The British Regulars in Academy’s 1812 and 1775 games is another great example. They are the only faction without a Flee option on their die. They also have more Hit faces than the others. This means they won’t retreat and they will cause more casualties. But, sometimes they peter out (sorry readers named Peter) and don’t deliver the hot mortal broadside. Yet, they often do.
Star Realms, which is devilishly popular right now, is full of likely outcomes. The decks never get that big and the parameters of the cards are quite simple. Mid to late game you’re hoping to begin drawing a full hand of Blob ships to deliver that 20+ damage turn. You SHOULD get that. But, it might elude you. The small deck and quick pace of Star Realms make it a game where you’re constantly chasing that one perfect hand. It’s so close, it should turn up, and often, the player who receives it first will win.
Look to the cube tower in Shogun/Wallenstein. If you chuck a pile of cubes inside it, there’s a likely outcome. In fact, there’s a Ludology podcast on this somewhere in their catalog that I listened to recently where Geoff Engelstein studied the probability.
A final example are simply weighted dice rolls. Think about those tense moments playing D&D when your rogue steps forth to sneak past the guards. He has a big bonus to his stealth and should be able to knock it out.

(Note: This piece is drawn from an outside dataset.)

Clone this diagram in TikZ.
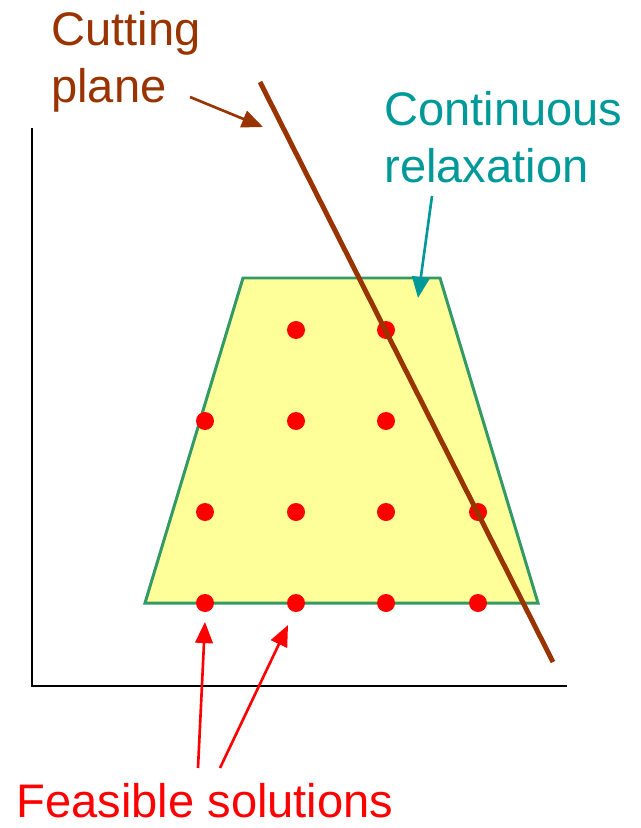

There’s satisfaction in that knowledge, and joy and surprise when it overwhelmingly succeeds (big surprise?) or dramatically fails. I think there’s joy in failure and I think the likely outcome is a great contribution. Never forget that Probability is a cruel mistress. Set her up to delight and disappoint you spectacularly.
Passive Interaction: My posts are often very example driven. I come up with a thesis and try to defend it. This one just came to me while looking at some of my games and thinking of moments that lead to sheer joy in the players at the table.
I think this is one of the reasons Euros are so popular. They are full of passive and often subtle interaction. Worker placement is essentially a series of passive aggressive prioritization of need and nitpicking. Oh, you took that from me last turn? Well, I’ll take this from you now. You can just see the JOY wash over their face.
In The Speicherstadt, one of my favorite games, you can just hear the smirk forming as someone places a worker down on a card you REALLY want to buy. Same with Spyrium. Or Modern Art in the open bid, or Rex/Dune on the bidding phase. I have a friend who ALWAYS bids something up just hoping we’ll eat the cost, which has led to some hilarious meta-play between us.
Fill your game with ways to let your players passively jab at their opponents. People want to compete and they want to best one another. They just don’t want to be mean, often. Fill your rules with all the ripostes of an aristocratic British social soiree and you’ll be in business.
Thoughts? Where am I off? Where am I close to the mark? What are some of your favorite examples of the Dopamine drip in games?